The press has done just that with Kosovo: A Short History by N l Malcolm, which has 15,000 copies in print. Paperback rights sold to HarperCollins for six figures. Pfund hopes to repeat that success with Eve: A Biography by Pamela Norris, an illustrated historical analysis of women's status, based on the ancient biblical story. First published in the U.K., the book will be the press's lead fall title.

Pfund also noted that The Wired Professor by Anne B. Keating and Joseph Hargitai (Jan.), a guide to using the Web for college professors, "fulfills our academic mandate. It has valuable scholarship, and it's been a commercial success. It's a perfect book." The press is also focusing on titles for seniors and has released The Practical Guide to Aging, which currently has more than 7000 copies in print. NYU Press's well -- designed Web site (www.nyupress. nyu.edu/) has a searchable database, online catalogue and weekly features.

Pfund also pointed to another pressing issue in UP publishing: a concern that large, well-funded presses -- such as those at Oxford, Cambridge and Princeton -- are becoming "digital elites," actively involved in the new media, while small or even midsize academic presses without the resources are left behind.
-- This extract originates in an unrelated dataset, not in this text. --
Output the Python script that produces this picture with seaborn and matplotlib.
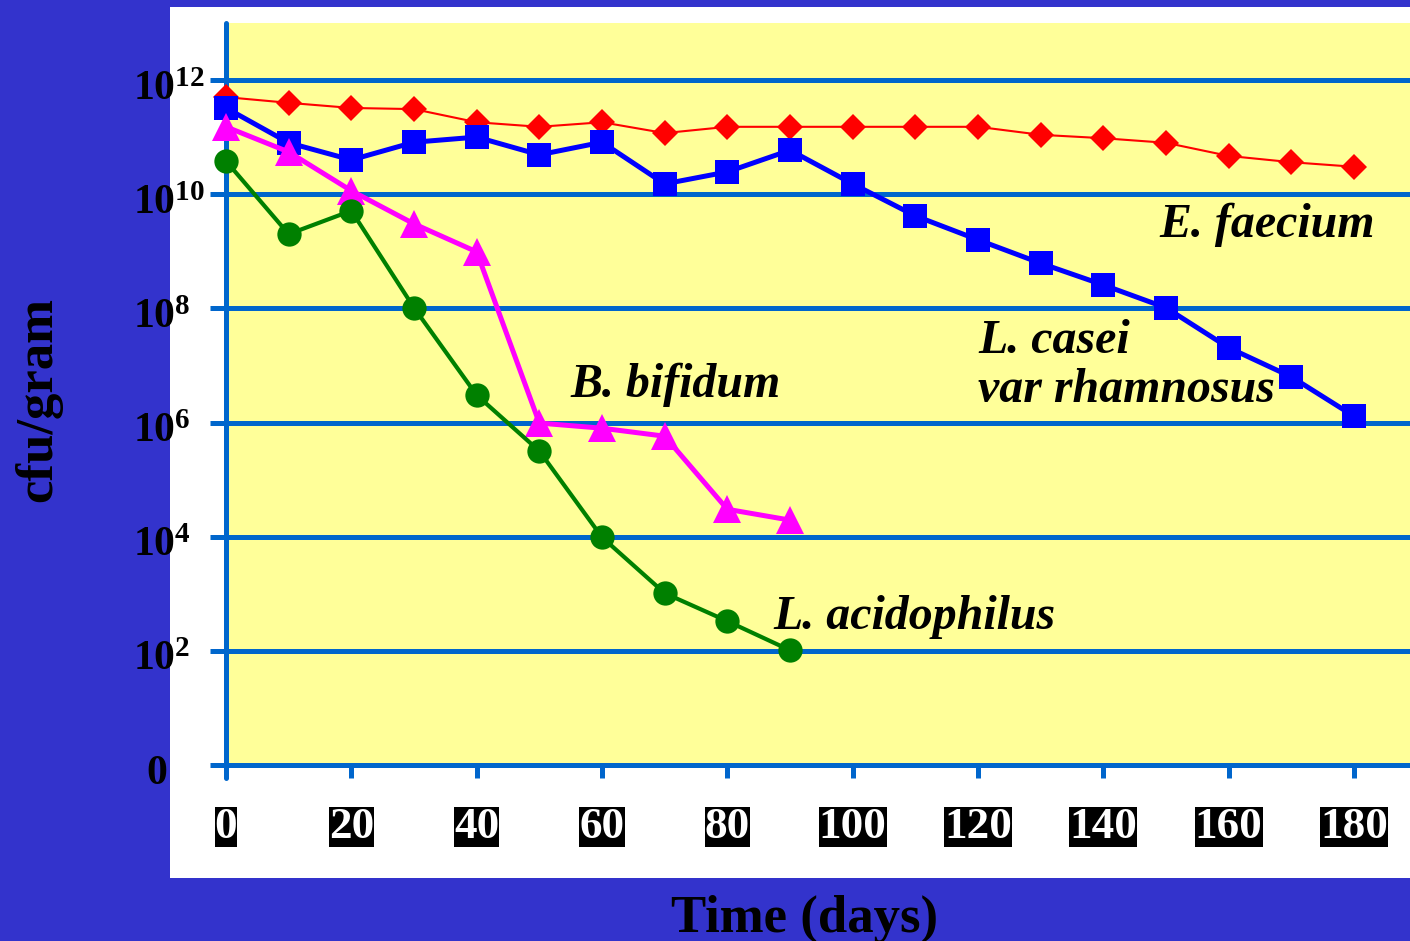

To address the issue, NYU and NYU Press have joined with the American Council of Learned Societies to seek funds to set up a centralized, nonprofit electronic publishing cooperative that would focus initially on works of history. The venture would serve as an outlet for electronic monographs and books from the smaller presses and provide them with a training facility for digital publishing. Pfund described it as an effort to preserve the "marvelous" diversity found among university presses. "It is imperative that this diversity be translated into the electronic environment," he insisted.